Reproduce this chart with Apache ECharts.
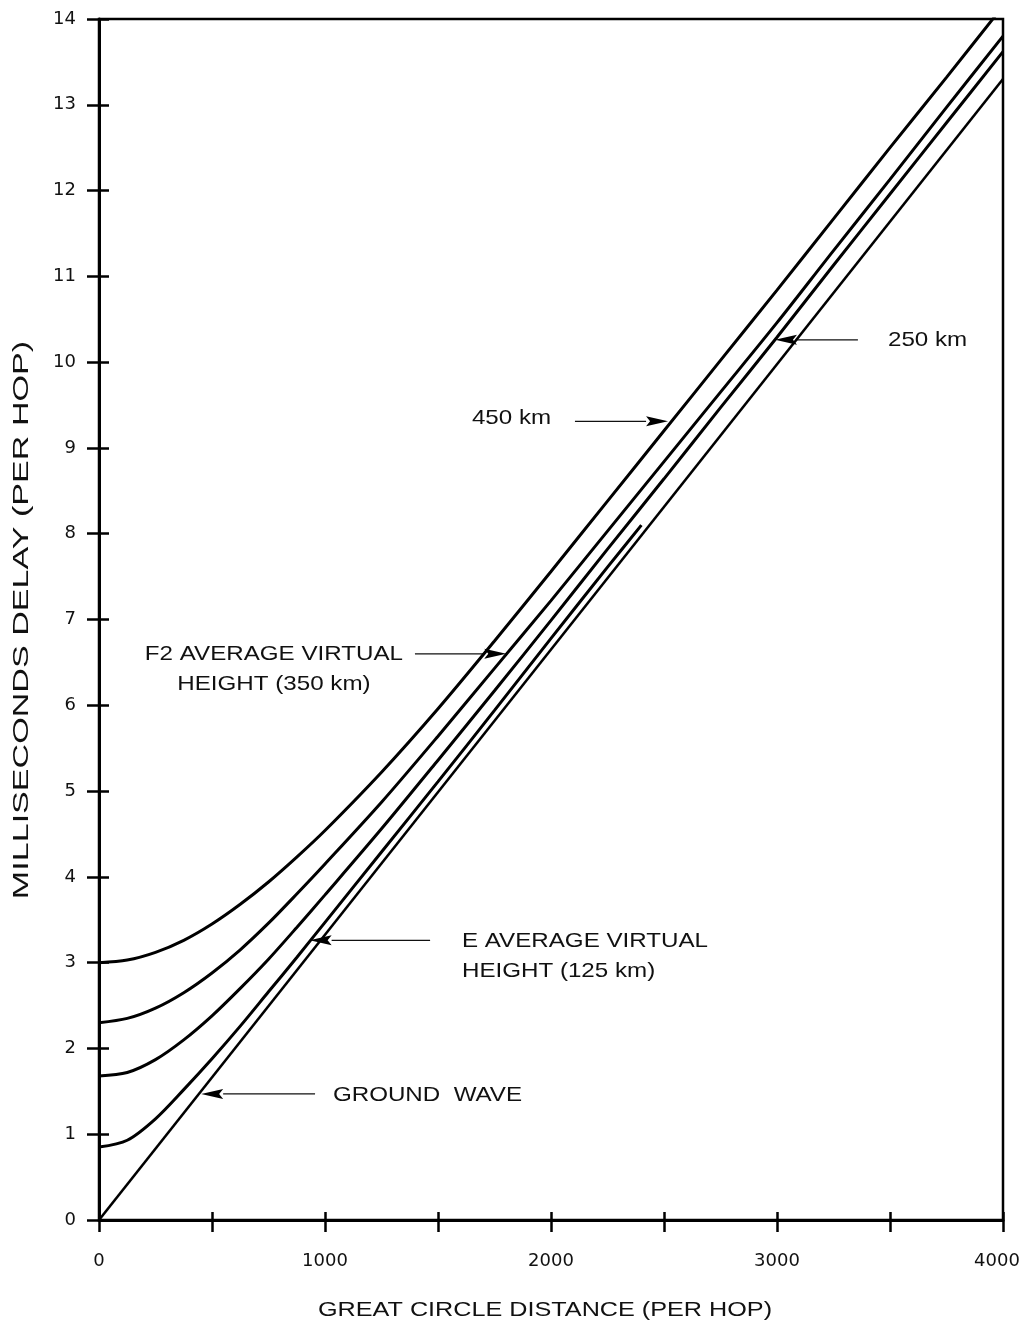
<!DOCTYPE html>
<html>
<head>
<meta charset="utf-8">
<script src="https://cdn.jsdelivr.net/npm/echarts@6/dist/echarts.min.js"></script>
<style>
html,body{margin:0;padding:0;background:#fff;}
#c{width:1023px;height:1326px;}
</style>
</head>
<body>
<div id="c"></div>
<script>
// ---- data ----
const distance   = [0, 125, 250, 375, 500, 625, 750, 875, 1000, 1250, 1500, 1750, 2000, 2250, 2500, 2750, 3000, 3250, 3500, 3750, 4000];
const delay450   = [3.0, 3.03, 3.12, 3.26, 3.45, 3.68, 3.94, 4.23, 4.54, 5.22, 5.96, 6.75, 7.56, 8.38, 9.2, 10.02, 10.84, 11.67, 12.5, 13.32, 14.15];
const delay350   = [2.3, 2.35, 2.47, 2.65, 2.88, 3.15, 3.46, 3.8, 4.15, 4.87, 5.64, 6.43, 7.22, 8.03, 8.84, 9.65, 10.46, 11.3, 12.13, 12.97, 13.8];
const delay250   = [1.68, 1.72, 1.87, 2.1, 2.38, 2.7, 3.04, 3.41, 3.79, 4.56, 5.36, 6.17, 6.99, 7.82, 8.64, 9.47, 10.29, 11.13, 11.96, 12.79, 13.62];
const eDistance  = [0, 125, 250, 375, 500, 625, 750, 875, 1000, 1250, 1500, 1750, 2000, 2250, 2400];
const delayE125  = [0.85, 0.93, 1.18, 1.52, 1.88, 2.26, 2.66, 3.06, 3.47, 4.29, 5.11, 5.94, 6.78, 7.61, 8.1];
const groundDistance = [0, 4000];
const delayGround    = [0, 13.3];
const xLabelValues = [0, 1000, 2000, 3000, 4000];

const noteTexts = [
  ['450 km'],
  ['250 km'],
  ['F2 AVERAGE VIRTUAL', 'HEIGHT (350 km)'],
  ['E AVERAGE VIRTUAL', 'HEIGHT (125 km)'],
  ['GROUND  WAVE']
];
// annotation anchors in data space (distance, delay)
const noteAnchors = [[1650, 9.35], [3491, 10.25], [774, 6.59], [1606, 3.25], [1035, 1.45]];
const noteAlign   = ['left', 'left', 'center', 'left', 'left'];
const arrowFrom   = [[2106, 9.31], [3358, 10.26], [1398, 6.6], [1465, 3.26], [956, 1.47]];
const arrowTo     = [[2518, 9.31], [2991, 10.26], [1802, 6.6], [932, 3.26], [452, 1.47]];

const zip = (xs, ys) => xs.map((x, i) => [x, ys[i]]);

const chart = echarts.init(document.getElementById('c'), null, {renderer: 'canvas'});

function lineSeries(xs, ys, w) {
  return {
    type: 'line', data: zip(xs, ys), smooth: 0.3, showSymbol: false, symbol: 'none',
    clip: true, silent: true, lineStyle: {color: '#000', width: w}, xAxisIndex: 0, yAxisIndex: 0,
    animation: false
  };
}

const tickStyle = {color: '#000', width: 2.5};
const labelFont = {fontFamily: 'DejaVu Sans', fontSize: 18, color: '#111'};
const xMax = xLabelValues[xLabelValues.length - 1];

chart.setOption({
  animation: false,
  backgroundColor: '#fff',
  grid: {left: 99, right: 20, top: 19, bottom: 106, containLabel: false, outerBoundsMode: 'none',
         show: true, borderColor: '#000', borderWidth: 2.5},
  xAxis: [
    {type: 'value', min: 0, max: 4000, interval: 500,
     axisLine: {show: true, onZero: false, lineStyle: {color: '#000', width: 3}},
     axisTick: {show: true, length: 12, lineStyle: tickStyle},
     axisLabel: Object.assign({
       margin: 32,
       formatter: v => v === xMax ? '{m|' + v + '}' : (xLabelValues.includes(v) ? String(v) : ''),
       rich: {m: {fontFamily: 'DejaVu Sans', fontSize: 18, color: '#111', padding: [0, 12, 0, 0]}}
     }, labelFont),
     splitLine: {show: false}},
    {type: 'value', min: 0, max: 4000, interval: 500, position: 'bottom',
     axisLine: {show: false, onZero: false},
     axisTick: {show: true, inside: true, length: 8, lineStyle: tickStyle},
     axisLabel: {show: false}, splitLine: {show: false}}
  ],
  yAxis: [
    {type: 'value', min: 0, max: 14, interval: 1,
     axisLine: {show: true, onZero: false, lineStyle: {color: '#000', width: 3}},
     axisTick: {show: true, length: 12, lineStyle: tickStyle},
     axisLabel: Object.assign({margin: 23}, labelFont),
     splitLine: {show: false}},
    {type: 'value', min: 0, max: 14, interval: 1, position: 'left',
     axisLine: {show: false, onZero: false},
     axisTick: {show: true, inside: true, length: 10, lineStyle: tickStyle},
     axisLabel: {show: false}, splitLine: {show: false}}
  ],
  series: [
    lineSeries(distance, delay450, 3),
    lineSeries(distance, delay350, 3),
    lineSeries(distance, delay250, 3),
    lineSeries(eDistance, delayE125, 3),
    lineSeries(groundDistance, delayGround, 2.6)
  ]
});

// ---- annotations placed through the chart's own scales ----
const toPx = p => chart.convertToPixel({gridIndex: 0}, p);
const graphics = [];
const noteFont = '21px "Liberation Sans", Arial, sans-serif';
noteTexts.forEach((lines, i) => {
  const a = toPx(noteAnchors[i]);
  lines.forEach((t, j) => {
    graphics.push({
      type: 'text', x: a[0], y: a[1] + j * 30, scaleX: 1.15, silent: true,
      style: {text: t, font: noteFont, fill: '#111', textAlign: noteAlign[i], textVerticalAlign: 'middle'}
    });
  });
});
arrowFrom.forEach((f, i) => {
  const p0 = toPx(f), p1 = toPx(arrowTo[i]);
  const dx = p1[0] - p0[0], dy = p1[1] - p0[1];
  const L = Math.hypot(dx, dy), ux = dx / L, uy = dy / L;
  const hl = 22, hw = 5;
  const bx = p1[0] - ux * hl, by = p1[1] - uy * hl;
  graphics.push({type: 'line', silent: true, shape: {x1: p0[0], y1: p0[1], x2: bx, y2: by},
                 style: {stroke: '#111', lineWidth: 1.3}});
  graphics.push({type: 'polygon', silent: true,
                 shape: {points: [[p1[0], p1[1]], [bx - uy * hw, by + ux * hw], [bx + ux * 4, by + uy * 4], [bx + uy * hw, by - ux * hw]]},
                 style: {fill: '#000'}});
});
// axis titles
graphics.push({type: 'text', x: 545, y: 1310, scaleX: 1.2, silent: true,
  style: {text: 'GREAT CIRCLE DISTANCE (PER HOP)', font: '21px "Liberation Sans", Arial, sans-serif', fill: '#111',
          textAlign: 'center', textVerticalAlign: 'middle'}});
graphics.push({type: 'text', x: 22, y: 620, rotation: Math.PI / 2, scaleX: 1.55, silent: true,
  style: {text: 'MILLISECONDS DELAY (PER HOP)', font: '22px "Liberation Sans", Arial, sans-serif', fill: '#111',
          textAlign: 'center', textVerticalAlign: 'middle'}});

chart.setOption({graphic: graphics});
</script>
</body>
</html>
——
Work required. Return the whole listing, word for word, and leave out every picture.

Complete answer.
Reproduce this chart with Apache ECharts.
<!DOCTYPE html>
<html>
<head>
<meta charset="utf-8">
<script src="https://cdn.jsdelivr.net/npm/echarts@6/dist/echarts.min.js"></script>
<style>
html,body{margin:0;padding:0;background:#fff;}
#c{width:1023px;height:1326px;}
</style>
</head>
<body>
<div id="c"></div>
<script>
// ---- data ----
const distance   = [0, 125, 250, 375, 500, 625, 750, 875, 1000, 1250, 1500, 1750, 2000, 2250, 2500, 2750, 3000, 3250, 3500, 3750, 4000];
const delay450   = [3.0, 3.03, 3.12, 3.26, 3.45, 3.68, 3.94, 4.23, 4.54, 5.22, 5.96, 6.75, 7.56, 8.38, 9.2, 10.02, 10.84, 11.67, 12.5, 13.32, 14.15];
const delay350   = [2.3, 2.35, 2.47, 2.65, 2.88, 3.15, 3.46, 3.8, 4.15, 4.87, 5.64, 6.43, 7.22, 8.03, 8.84, 9.65, 10.46, 11.3, 12.13, 12.97, 13.8];
const delay250   = [1.68, 1.72, 1.87, 2.1, 2.38, 2.7, 3.04, 3.41, 3.79, 4.56, 5.36, 6.17, 6.99, 7.82, 8.64, 9.47, 10.29, 11.13, 11.96, 12.79, 13.62];
const eDistance  = [0, 125, 250, 375, 500, 625, 750, 875, 1000, 1250, 1500, 1750, 2000, 2250, 2400];
const delayE125  = [0.85, 0.93, 1.18, 1.52, 1.88, 2.26, 2.66, 3.06, 3.47, 4.29, 5.11, 5.94, 6.78, 7.61, 8.1];
const groundDistance = [0, 4000];
const delayGround    = [0, 13.3];
const xLabelValues = [0, 1000, 2000, 3000, 4000];

const noteTexts = [
  ['450 km'],
  ['250 km'],
  ['F2 AVERAGE VIRTUAL', 'HEIGHT (350 km)'],
  ['E AVERAGE VIRTUAL', 'HEIGHT (125 km)'],
  ['GROUND  WAVE']
];
// annotation anchors in data space (distance, delay)
const noteAnchors = [[1650, 9.35], [3491, 10.25], [774, 6.59], [1606, 3.25], [1035, 1.45]];
const noteAlign   = ['left', 'left', 'center', 'left', 'left'];
const arrowFrom   = [[2106, 9.31], [3358, 10.26], [1398, 6.6], [1465, 3.26], [956, 1.47]];
const arrowTo     = [[2518, 9.31], [2991, 10.26], [1802, 6.6], [932, 3.26], [452, 1.47]];

const zip = (xs, ys) => xs.map((x, i) => [x, ys[i]]);

const chart = echarts.init(document.getElementById('c'), null, {renderer: 'canvas'});

function lineSeries(xs, ys, w) {
  return {
    type: 'line', data: zip(xs, ys), smooth: 0.3, showSymbol: false, symbol: 'none',
    clip: true, silent: true, lineStyle: {color: '#000', width: w}, xAxisIndex: 0, yAxisIndex: 0,
    animation: false
  };
}

const tickStyle = {color: '#000', width: 2.5};
const labelFont = {fontFamily: 'DejaVu Sans', fontSize: 18, color: '#111'};
const xMax = xLabelValues[xLabelValues.length - 1];

chart.setOption({
  animation: false,
  backgroundColor: '#fff',
  grid: {left: 99, right: 20, top: 19, bottom: 106, containLabel: false, outerBoundsMode: 'none',
         show: true, borderColor: '#000', borderWidth: 2.5},
  xAxis: [
    {type: 'value', min: 0, max: 4000, interval: 500,
     axisLine: {show: true, onZero: false, lineStyle: {color: '#000', width: 3}},
     axisTick: {show: true, length: 12, lineStyle: tickStyle},
     axisLabel: Object.assign({
       margin: 32,
       formatter: v => v === xMax ? '{m|' + v + '}' : (xLabelValues.includes(v) ? String(v) : ''),
       rich: {m: {fontFamily: 'DejaVu Sans', fontSize: 18, color: '#111', padding: [0, 12, 0, 0]}}
     }, labelFont),
     splitLine: {show: false}},
    {type: 'value', min: 0, max: 4000, interval: 500, position: 'bottom',
     axisLine: {show: false, onZero: false},
     axisTick: {show: true, inside: true, length: 8, lineStyle: tickStyle},
     axisLabel: {show: false}, splitLine: {show: false}}
  ],
  yAxis: [
    {type: 'value', min: 0, max: 14, interval: 1,
     axisLine: {show: true, onZero: false, lineStyle: {color: '#000', width: 3}},
     axisTick: {show: true, length: 12, lineStyle: tickStyle},
     axisLabel: Object.assign({margin: 23}, labelFont),
     splitLine: {show: false}},
    {type: 'value', min: 0, max: 14, interval: 1, position: 'left',
     axisLine: {show: false, onZero: false},
     axisTick: {show: true, inside: true, length: 10, lineStyle: tickStyle},
     axisLabel: {show: false}, splitLine: {show: false}}
  ],
  series: [
    lineSeries(distance, delay450, 3),
    lineSeries(distance, delay350, 3),
    lineSeries(distance, delay250, 3),
    lineSeries(eDistance, delayE125, 3),
    lineSeries(groundDistance, delayGround, 2.6)
  ]
});

// ---- annotations placed through the chart's own scales ----
const toPx = p => chart.convertToPixel({gridIndex: 0}, p);
const graphics = [];
const noteFont = '21px "Liberation Sans", Arial, sans-serif';
noteTexts.forEach((lines, i) => {
  const a = toPx(noteAnchors[i]);
  lines.forEach((t, j) => {
    graphics.push({
      type: 'text', x: a[0], y: a[1] + j * 30, scaleX: 1.15, silent: true,
      style: {text: t, font: noteFont, fill: '#111', textAlign: noteAlign[i], textVerticalAlign: 'middle'}
    });
  });
});
arrowFrom.forEach((f, i) => {
  const p0 = toPx(f), p1 = toPx(arrowTo[i]);
  const dx = p1[0] - p0[0], dy = p1[1] - p0[1];
  const L = Math.hypot(dx, dy), ux = dx / L, uy = dy / L;
  const hl = 22, hw = 5;
  const bx = p1[0] - ux * hl, by = p1[1] - uy * hl;
  graphics.push({type: 'line', silent: true, shape: {x1: p0[0], y1: p0[1], x2: bx, y2: by},
                 style: {stroke: '#111', lineWidth: 1.3}});
  graphics.push({type: 'polygon', silent: true,
                 shape: {points: [[p1[0], p1[1]], [bx - uy * hw, by + ux * hw], [bx + ux * 4, by + uy * 4], [bx + uy * hw, by - ux * hw]]},
                 style: {fill: '#000'}});
});
// axis titles
graphics.push({type: 'text', x: 545, y: 1310, scaleX: 1.2, silent: true,
  style: {text: 'GREAT CIRCLE DISTANCE (PER HOP)', font: '21px "Liberation Sans", Arial, sans-serif', fill: '#111',
          textAlign: 'center', textVerticalAlign: 'middle'}});
graphics.push({type: 'text', x: 22, y: 620, rotation: Math.PI / 2, scaleX: 1.55, silent: true,
  style: {text: 'MILLISECONDS DELAY (PER HOP)', font: '22px "Liberation Sans", Arial, sans-serif', fill: '#111',
          textAlign: 'center', textVerticalAlign: 'middle'}});

chart.setOption({graphic: graphics});
</script>
</body>
</html>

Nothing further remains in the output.